THE TASK
Return the lines from the one with "Write the React, TypeScript" through the one with "const yTicks = [22, 24, 26, 28, 30, 32, 34, 36];", exactly as they appear and with no pictures.

Source code of charts:
+ + + +
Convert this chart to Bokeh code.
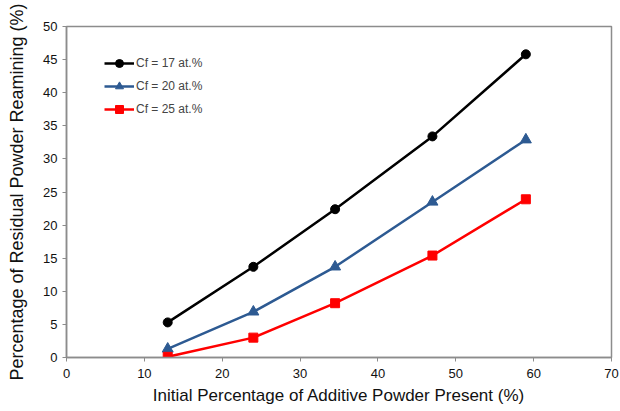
from bokeh.plotting import figure
from bokeh.models import Range1d, Legend, LegendItem, SingleIntervalTicker
from bokeh.embed import file_html
from bokeh.resources import INLINE

x_vals = [13, 24, 34.5, 47, 59]
cf17 = [5.3, 13.7, 22.4, 33.4, 45.8]
cf20 = [1.3, 6.9, 13.7, 23.5, 32.9]
cf25 = [0.1, 3.0, 8.2, 15.4, 23.9]
labels = ["Cf = 17 at.%", "Cf = 20 at.%", "Cf = 25 at.%"]

FONT = "Liberation Sans"

p = figure(width=620, height=410, output_backend="svg", toolbar_location=None,
           x_range=Range1d(0, 70), y_range=Range1d(0, 50),
           min_border_left=66, min_border_right=9, min_border_top=26, min_border_bottom=53)
p.grid.visible = False
p.outline_line_color = "#8c8c8c"
p.outline_line_width = 1.5

for ax in (p.xaxis[0], p.yaxis[0]):
    ax.axis_line_color = "#8c8c8c"
    ax.axis_line_width = 1.5
    ax.major_tick_line_color = "#8c8c8c"
    ax.major_tick_out = 4
    ax.major_tick_in = 0
    ax.minor_tick_line_color = None
    ax.major_label_text_font = FONT
    ax.axis_label_text_font = FONT
    ax.axis_label_text_font_style = "normal"
    ax.major_label_text_color = "#111111"
    ax.axis_label_text_color = "#111111"
    ax.major_label_text_font_size = "13px"

p.xaxis.ticker = SingleIntervalTicker(interval=10)
p.yaxis.ticker = SingleIntervalTicker(interval=5)
p.xaxis.axis_label = "Initial Percentage of Additive Powder Present (%)"
p.yaxis.axis_label = "Percentage of Residual Powder Reamining (%)"
p.xaxis.axis_label_text_font_size = "17px"
p.yaxis.axis_label_text_font_size = "18px"
p.xaxis.axis_label_standoff = 5
p.yaxis.axis_label_standoff = 13
p.xaxis.major_label_standoff = 7
p.yaxis.major_label_standoff = 5

series = [(cf17, "black", "circle", 9), (cf20, "#2d5a92", "triangle", 11), (cf25, "#ff0000", "square", 9)]
items = []
for (ys, col, mk, sz), lab in zip(series, labels):
    l = p.line(x_vals, ys, line_color=col, line_width=2.5)
    m = p.scatter(x_vals, ys, marker=mk, size=sz, fill_color=col, line_color=col)
    items.append(LegendItem(label=lab, renderers=[l, m]))

legend = Legend(items=items, location=(38, 238), border_line_color=None,
                background_fill_alpha=0, label_text_font=FONT, label_text_font_size="12px",
                glyph_width=30, glyph_height=20, label_height=20, spacing=3, padding=5,
                margin=0, label_standoff=2)
p.add_layout(legend, "center")

open("out.html", "w").write(file_html(p, INLINE))
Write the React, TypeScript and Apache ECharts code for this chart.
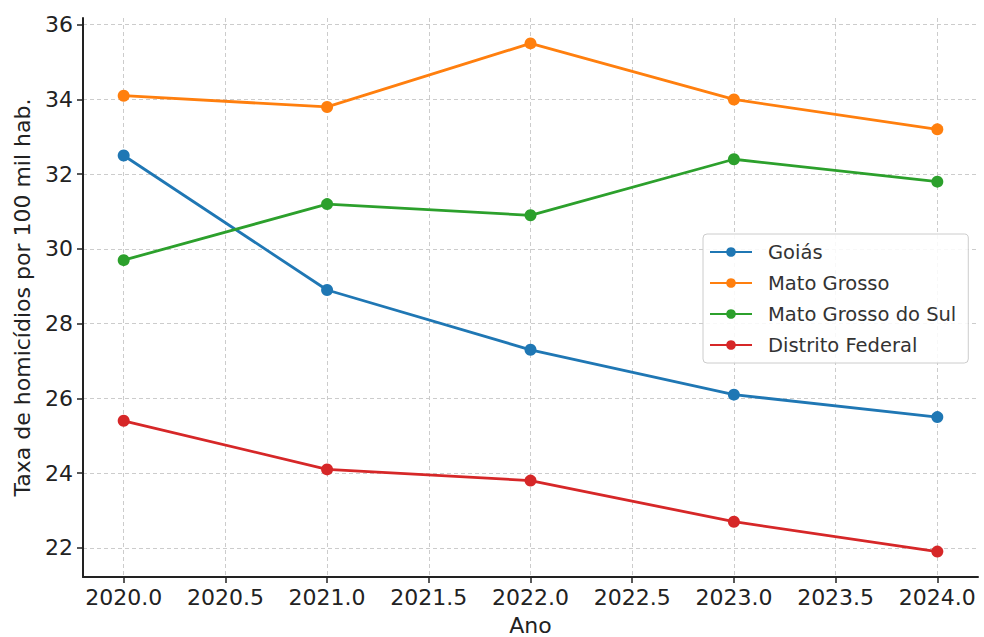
import React, { useEffect, useRef } from "react";
import * as echarts from "echarts";

const years = [2020, 2021, 2022, 2023, 2024];
const goias = [32.5, 28.9, 27.3, 26.1, 25.5];
const matoGrosso = [34.1, 33.8, 35.5, 34.0, 33.2];
const matoGrossoSul = [29.7, 31.2, 30.9, 32.4, 31.8];
const distritoFederal = [25.4, 24.1, 23.8, 22.7, 21.9];
const xTicks = [2020.0, 2020.5, 2021.0, 2021.5, 2022.0, 2022.5, 2023.0, 2023.5, 2024.0];
const yTicks = [22, 24, 26, 28, 30, 32, 34, 36];

const seriesDefs = [
  { name: "Goiás", data: goias, color: "#1f77b4" },
  { name: "Mato Grosso", data: matoGrosso, color: "#ff7f0e" },
  { name: "Mato Grosso do Sul", data: matoGrossoSul, color: "#2ca02c" },
  { name: "Distrito Federal", data: distritoFederal, color: "#d62728" },
];

const FONT = "DejaVu Sans";

export default function App() {
  const ref = useRef<HTMLDivElement>(null);
  useEffect(() => {
    const chart = echarts.init(ref.current!, undefined, { renderer: "svg" });
    chart.setOption({
      animation: false,
      backgroundColor: "#ffffff",
      textStyle: { fontFamily: FONT },
      grid: { left: 83, top: 18, right: 6, bottom: 60, containLabel: false, outerBoundsMode: "none" },
      legend: {
        orient: "vertical",
        left: 703,
        top: 234,
        itemWidth: 42,
        itemHeight: 12,
        itemGap: 11,
        padding: [8, 12, 8, 6],
        backgroundColor: "rgba(255,255,255,0.85)",
        borderColor: "#cccccc",
        borderWidth: 1,
        borderRadius: 4,
        textStyle: { fontFamily: FONT, fontSize: 19.5, color: "#333333", padding: [0, 0, 0, 11] },
        data: seriesDefs.map((s) => s.name),
      },
      xAxis: {
        type: "value",
        min: 2019.8,
        max: 2024.2,
        name: "Ano",
        nameLocation: "middle",
        nameGap: 37,
        nameTextStyle: { fontFamily: FONT, fontSize: 22, color: "#222222" },
        axisLine: { show: true, onZero: false, lineStyle: { color: "#222222", width: 2 } },
        axisTick: { show: true, length: 6, inside: false, customValues: xTicks, lineStyle: { color: "#222222", width: 1.5 } },
        axisLabel: {
          customValues: xTicks,
          margin: 9,
          fontFamily: FONT,
          fontSize: 22,
          color: "#222222",
          formatter: (v: number) => v.toFixed(1),
        },
        splitLine: { show: true, lineStyle: { color: "#cccccc", type: [4, 3], width: 1 } },
      },
      yAxis: {
        type: "value",
        min: 21.22,
        max: 36.18,
        name: "Taxa de homicídios por 100 mil hab.",
        nameLocation: "middle",
        nameGap: 50,
        nameTextStyle: { fontFamily: FONT, fontSize: 22, color: "#222222" },
        axisLine: { show: true, onZero: false, lineStyle: { color: "#222222", width: 2 } },
        axisTick: { show: true, length: 6, inside: false, customValues: yTicks, lineStyle: { color: "#222222", width: 1.5 } },
        axisLabel: {
          customValues: yTicks,
          margin: 10,
          fontFamily: FONT,
          fontSize: 22,
          color: "#222222",
          formatter: (v: number) => String(Math.round(v)),
        },
        splitLine: { show: true, lineStyle: { color: "#cccccc", type: [4, 3], width: 1 } },
      },
      series: seriesDefs.map((s) => ({
        name: s.name,
        type: "line",
        data: years.map((y, i) => [y, s.data[i]]),
        symbol: "circle",
        symbolSize: 12,
        lineStyle: { color: s.color, width: 2.8 },
        itemStyle: { color: s.color },
        emphasis: { disabled: true },
      })),
    });
    return () => chart.dispose();
  }, []);
  return <div ref={ref} style={{ width: 984, height: 637, position: "absolute", left: 0, top: 0 }} />;
}
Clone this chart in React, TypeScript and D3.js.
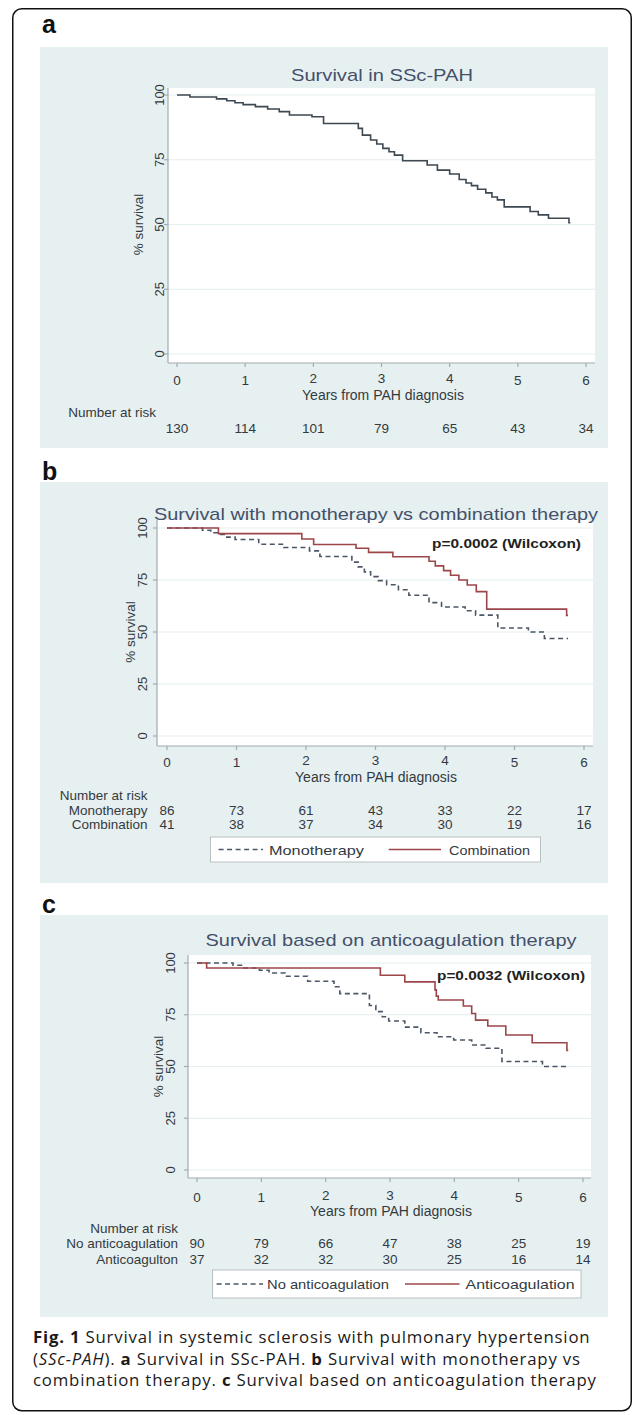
import * as d3 from "d3";

// ---- data ----
const years = [0, 1, 2, 3, 4, 5, 6];
const yTicks = [0, 25, 50, 75, 100];

const riskAll = [130, 114, 101, 79, 65, 43, 34];
const riskMono = [86, 73, 61, 43, 33, 22, 17];
const riskCombo = [41, 38, 37, 34, 30, 19, 16];
const riskNoAc = [90, 79, 66, 47, 38, 25, 19];
const riskAc = [37, 32, 32, 30, 25, 16, 14];

// Kaplan-Meier steps: [years, % survival]
const kmAll: [number, number][] = [
  [0, 100], [0.19, 99.2], [0.58, 98.5], [0.73, 97.8], [0.85, 97.0], [0.97, 96.3],
  [1.15, 95.5], [1.33, 94.6], [1.5, 93.6], [1.65, 92.3], [1.98, 91.6], [2.15, 89.0],
  [2.66, 87.1], [2.72, 84.5], [2.84, 82.6], [2.93, 81.1], [3.02, 79.4], [3.11, 78.1],
  [3.19, 76.8], [3.31, 74.6], [3.67, 73.0], [3.82, 71.0], [4.0, 69.5], [4.14, 67.4],
  [4.24, 66.0], [4.32, 65.0], [4.41, 63.6], [4.53, 62.2], [4.62, 60.6], [4.7, 59.5],
  [4.8, 56.8], [5.18, 55.0], [5.3, 53.7], [5.45, 52.4], [5.75, 50.7], [5.77, 50.7],
];
const kmMono: [number, number][] = [
  [0, 100], [0.51, 98.9], [0.63, 97.7], [0.77, 96.9], [0.86, 95.6], [0.98, 94.5],
  [1.32, 92.2], [1.68, 90.6], [2.05, 89.0], [2.2, 86.3], [2.66, 83.6], [2.75, 81.3],
  [2.84, 78.9], [2.93, 76.6], [3.04, 74.7], [3.16, 72.7], [3.33, 70.3], [3.48, 67.7],
  [3.77, 64.1], [3.95, 62.0], [4.29, 60.2], [4.44, 58.1], [4.76, 51.9], [5.2, 50.0],
  [5.43, 46.9], [5.77, 46.9],
];
const kmCombo: [number, number][] = [
  [0, 100], [0.74, 97.3], [1.94, 94.7], [2.11, 92.1], [2.72, 90.3], [2.9, 88.3],
  [3.25, 86.2], [3.77, 84.0], [3.86, 81.8], [3.98, 79.5], [4.08, 77.3], [4.2, 75.0],
  [4.32, 72.6], [4.45, 69.4], [4.6, 61.0], [5.75, 58.0], [5.77, 58.0],
];
const kmNoAc: [number, number][] = [
  [0, 100], [0.56, 98.9], [0.71, 97.6], [0.97, 96.5], [1.12, 95.2], [1.37, 93.6],
  [1.72, 91.2], [2.13, 88.5], [2.22, 85.2], [2.68, 79.5], [2.78, 76.5], [2.88, 74.0],
  [2.98, 72.0], [3.23, 69.0], [3.48, 66.3], [3.73, 64.4], [3.99, 62.8], [4.27, 60.4],
  [4.49, 58.8], [4.74, 52.4], [5.37, 50.0], [5.77, 50.0],
];
const kmAc: [number, number][] = [
  [0, 100], [0.15, 97.6], [2.85, 94.1], [3.23, 90.9], [3.7, 87.0], [3.72, 84.0],
  [3.75, 82.1], [4.14, 79.2], [4.27, 75.6], [4.33, 72.4], [4.52, 69.6], [4.8, 65.2],
  [5.21, 61.5], [5.75, 57.7], [5.77, 57.7],
];

const STATA = "'Liberation Sans', Arial, Helvetica, sans-serif";
const BG = "#e7f0f1";
const GRID = "#e4edef";
const AXIS = "#a2abaf";
const INK = "#333a3f";
const TITLE = "#44506a";
const NAVY = "#4b5766";
const RED = "#9c4649";

type Series = { data: [number, number][]; color: string; dash?: string };
type RiskRow = { label: string; values: number[]; y: number };
type Legend = {
  box: [number, number, number, number];
  items: { x0: number; x1: number; tx: number; tw: number; label: string; color: string; dash?: string }[];
};
type PanelProps = {
  letter: string;
  letterY: number;
  bg: [number, number, number, number];
  plot: [number, number, number, number];
  xr: [number, number];
  yr: [number, number];
  title: string;
  titleX: number;
  titleY: number;
  titleW: number;
  pval?: { text: string; x: number; y: number; w: number };
  xTickY: number;
  xTitleX: number;
  xTitleY: number;
  yTickX: number;
  yTitleX: number;
  riskRight: number;
  riskHeaderY: number;
  rows: RiskRow[];
  legend?: Legend;
  series: Series[];
};

function Panel(p: PanelProps) {
  const x = d3.scaleLinear().domain([0, 6]).range(p.xr);
  const y = d3.scaleLinear().domain([0, 100]).range(p.yr);
  const line = d3
    .line<[number, number]>()
    .x((d) => x(d[0]))
    .y((d) => y(d[1]))
    .curve(d3.curveStepAfter);
  const [px0, py0, px1, py1] = p.plot;
  const yMid = (p.yr[0] + p.yr[1]) / 2;

  return (
    <g fontFamily={STATA}>
      <text x={42} y={p.letterY} fontFamily="Arial, 'Liberation Sans', sans-serif" fontWeight={700} fontSize={25} fill="#111">
        {p.letter}
      </text>
      <rect x={p.bg[0]} y={p.bg[1]} width={p.bg[2] - p.bg[0]} height={p.bg[3] - p.bg[1]} fill={BG} />
      <rect x={px0} y={py0} width={px1 - px0} height={py1 - py0} fill="#fff" />

      {yTicks.map((t) => (
        <line key={"g" + t} x1={px0} x2={px1} y1={y(t)} y2={y(t)} stroke={GRID} strokeWidth={1.2} />
      ))}

      {/* axes */}
      <line x1={px0} x2={px0} y1={py0} y2={py1} stroke={AXIS} strokeWidth={1.2} />
      <line x1={px0} x2={px1} y1={py1} y2={py1} stroke={AXIS} strokeWidth={1.2} />
      {yTicks.map((t) => (
        <g key={"y" + t}>
          <line x1={px0 - 4} x2={px0} y1={y(t)} y2={y(t)} stroke={AXIS} strokeWidth={1.2} />
          <text
            transform={`translate(${p.yTickX},${y(t)}) rotate(-90)`}
            textAnchor="middle"
            fontSize={13}
            fill={INK}
          >
            {t}
          </text>
        </g>
      ))}
      <text transform={`translate(${p.yTitleX},${yMid}) rotate(-90)`} textAnchor="middle" fontSize={13.5} fill={INK}>
        % survival
      </text>
      {years.map((t) => (
        <g key={"x" + t}>
          <line x1={x(t)} x2={x(t)} y1={py1} y2={py1 + 4} stroke={AXIS} strokeWidth={1.2} />
          <text x={x(t)} y={p.xTickY - (t >= 2 && t <= 4 ? 2 : 0)} textAnchor="middle" fontSize={13.5} fill={INK}>
            {t}
          </text>
        </g>
      ))}
      <text x={p.xTitleX} y={p.xTitleY + 2} textAnchor="middle" fontSize={14} fill={INK}>
        Years from PAH diagnosis
      </text>

      <text
        x={p.titleX}
        y={p.titleY}
        textAnchor="middle"
        fontSize={17}
        fill={TITLE}
        textLength={p.titleW}
        lengthAdjust="spacingAndGlyphs"
      >
        {p.title}
      </text>

      {p.series.map((s, i) => (
        <path
          key={"s" + i}
          d={line(s.data) ?? ""}
          fill="none"
          stroke={s.color}
          strokeWidth={1.6}
          strokeDasharray={s.dash}
        />
      ))}

      {p.pval && (
        <text
          x={p.pval.x}
          y={p.pval.y}
          fontSize={13.5}
          fontWeight={700}
          fill="#222"
          textLength={p.pval.w}
          lengthAdjust="spacingAndGlyphs"
        >
          {p.pval.text}
        </text>
      )}

      {/* number at risk table */}
      <text x={p.riskRight} y={p.riskHeaderY} textAnchor="end" fontSize={13.5} fill={INK}>
        Number at risk
      </text>
      {p.rows.map((r) => (
        <g key={"r" + r.y}>
          {r.label && (
            <text x={p.riskRight} y={r.y} textAnchor="end" fontSize={13.5} fill={INK}>
              {r.label}
            </text>
          )}
          {r.values.map((v, i) => (
            <text key={i} x={x(years[i])} y={r.y} textAnchor="middle" fontSize={13.5} fill={INK}>
              {v}
            </text>
          ))}
        </g>
      ))}

      {p.legend && (
        <g>
          <rect
            x={p.legend.box[0]}
            y={p.legend.box[1]}
            width={p.legend.box[2] - p.legend.box[0]}
            height={p.legend.box[3] - p.legend.box[1]}
            fill="#fff"
            stroke="#b9c0c3"
            strokeWidth={1}
          />
          {p.legend.items.map((it) => {
            const cy = (p.legend!.box[1] + p.legend!.box[3]) / 2;
            return (
              <g key={it.label}>
                <line x1={it.x0} x2={it.x1} y1={cy} y2={cy} stroke={it.color} strokeWidth={1.5} strokeDasharray={it.dash} />
                <text
                  x={it.tx}
                  y={cy + 5}
                  fontSize={13.5}
                  fill={INK}
                  textLength={it.tw}
                  lengthAdjust="spacingAndGlyphs"
                >
                  {it.label}
                </text>
              </g>
            );
          })}
        </g>
      )}
    </g>
  );
}

export default function App() {
  const dash = "5,3.5";
  return (
    <svg
      width={634}
      height={1415}
      viewBox="0 0 634 1415"
      style={{ position: "absolute", left: 0, top: 0, display: "block", background: "#fff" }}
    >
      <rect x={12.75} y={8.75} width={618.5} height={1402} rx={9} fill="none" stroke="#111" strokeWidth={1.5} />

      <Panel
        letter="a"
        letterY={33}
        bg={[40, 47, 608, 448]}
        plot={[168, 88, 595, 363]}
        xr={[177, 586]}
        yr={[354, 95]}
        title="Survival in SSc-PAH"
        titleX={382}
        titleY={81}
        titleW={182}
        xTickY={385}
        xTitleX={383}
        xTitleY={398}
        yTickX={164}
        yTitleX={143}
        riskRight={156}
        riskHeaderY={417}
        rows={[{ label: "", values: riskAll, y: 433 }]}
        series={[{ data: kmAll, color: "#3e4852" }]}
      />

      <Panel
        letter="b"
        letterY={480}
        bg={[40, 482, 608, 883]}
        plot={[157, 520, 593, 746]}
        xr={[167, 584]}
        yr={[736, 528]}
        title="Survival with monotherapy vs combination therapy"
        titleX={376}
        titleY={520}
        titleW={444}
        pval={{ text: "p=0.0002 (Wilcoxon)", x: 432, y: 548, w: 149 }}
        xTickY={767}
        xTitleX={376}
        xTitleY={780}
        yTickX={147}
        yTitleX={135}
        riskRight={147.5}
        riskHeaderY={800}
        rows={[
          { label: "Monotherapy", values: riskMono, y: 815 },
          { label: "Combination", values: riskCombo, y: 829 },
        ]}
        legend={{
          box: [210.5, 837, 540.5, 862],
          items: [
            { x0: 218.6, x1: 263, tx: 269, tw: 95, label: "Monotherapy", color: NAVY, dash },
            { x0: 388.7, x1: 441, tx: 449, tw: 81, label: "Combination", color: RED },
          ],
        }}
        series={[
          { data: kmMono, color: NAVY, dash },
          { data: kmCombo, color: RED },
        ]}
      />

      <Panel
        letter="c"
        letterY={913}
        bg={[40, 915, 608, 1317]}
        plot={[188, 955, 591, 1178]}
        xr={[197, 583]}
        yr={[1170, 963]}
        title="Survival based on anticoagulation therapy"
        titleX={391}
        titleY={946}
        titleW={371}
        pval={{ text: "p=0.0032 (Wilcoxon)", x: 437, y: 980, w: 148 }}
        xTickY={1202}
        xTitleX={391}
        xTitleY={1214}
        yTickX={175}
        yTitleX={163}
        riskRight={178}
        riskHeaderY={1233}
        rows={[
          { label: "No anticoagulation", values: riskNoAc, y: 1248 },
          { label: "Anticoagulton", values: riskAc, y: 1264 },
        ]}
        legend={{
          box: [212.5, 1270, 581, 1298],
          items: [
            { x0: 216.6, x1: 263, tx: 267, tw: 122, label: "No anticoagulation", color: NAVY, dash },
            { x0: 405, x1: 459.5, tx: 465.6, tw: 109, label: "Anticoagulation", color: RED },
          ],
        }}
        series={[
          { data: kmNoAc, color: NAVY, dash },
          { data: kmAc, color: RED },
        ]}
      />

      <g fontFamily="'Open Sans', 'Noto Sans', sans-serif" fontSize={16.8} letterSpacing={0.8} fill="#1a1a1a">
        <text x={33} y={1343}>
          <tspan fontWeight={700}>Fig. 1</tspan> Survival in systemic sclerosis with pulmonary hypertension
        </text>
        <text x={33} y={1364.5}>
          (<tspan fontStyle="italic">SSc-PAH</tspan>). <tspan fontWeight={700}>a</tspan> Survival in SSc-PAH.{" "}
          <tspan fontWeight={700}>b</tspan> Survival with monotherapy vs
        </text>
        <text x={33} y={1386}>
          combination therapy. <tspan fontWeight={700}>c</tspan> Survival based on anticoagulation therapy
        </text>
      </g>
    </svg>
  );
}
+ + + +
EXERCISE ANSWER
Write the React, TypeScript and Apache ECharts code for this chart.
import React, { useEffect, useRef } from "react";
import * as echarts from "echarts";

const years = [2020, 2021, 2022, 2023, 2024];
const goias = [32.5, 28.9, 27.3, 26.1, 25.5];
const matoGrosso = [34.1, 33.8, 35.5, 34.0, 33.2];
const matoGrossoSul = [29.7, 31.2, 30.9, 32.4, 31.8];
const distritoFederal = [25.4, 24.1, 23.8, 22.7, 21.9];
const xTicks = [2020.0, 2020.5, 2021.0, 2021.5, 2022.0, 2022.5, 2023.0, 2023.5, 2024.0];
const yTicks = [22, 24, 26, 28, 30, 32, 34, 36];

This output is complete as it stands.